Who are the young voters? Well 1 out of 11 youth voters self identify as LGBTQ, that is more than double the proportion of the electorate as a whole. 1 out of 10 youth voters are Hispanic young men. About half of the youth voters (44%) are Hispanics, Blacks, or LGBTQ, groups that voted overwhelmingly for the President. 90% of youth have family income at or below $50k. The youth vote has gained 17 million new members since 2008. While fewer young voters identified themselves as Democrats this election, almost none moved into the GOP rank – more identified as “independents.”

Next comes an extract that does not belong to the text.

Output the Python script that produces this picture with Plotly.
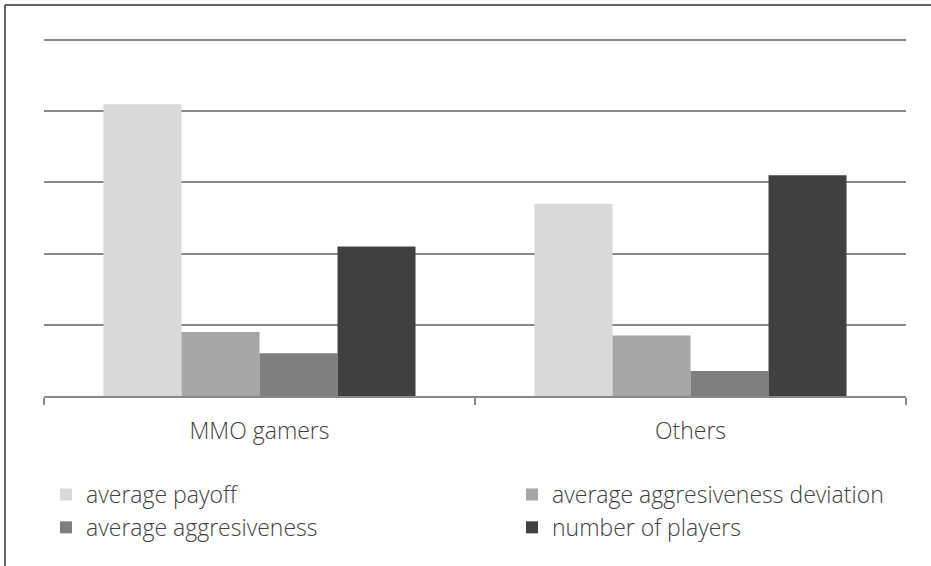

A particular stab at young Republicans’ failure in messaging this past election: overwhelming proportion of youth (67%) blamed the economy on George W. Bush. Young minority women voted overwhelmingly for the President, with young black females voting 98% for the President. Not all youth groups supported the President though; young white males and young white females supported GOP by a slim margin. Young females have a slight better turnout than young males. Mobilizing young males to go to the polls may help Republicans in the future. Also, the GOP needs to do more to explain the role of government to non-whites. There is a 20-point gap between non-White young males and white young males on their view of the role of government. 66% of youth with college experienced turned out to vote, versus 35% of youth without college experience. GOP needs to do a better job reaching out to youth without college experience. That requires a new way of thinking about social media outreach and campaigning beyond mere college campuses, as college aged (18-24) young voters make up only about one-fourth of the youth vote.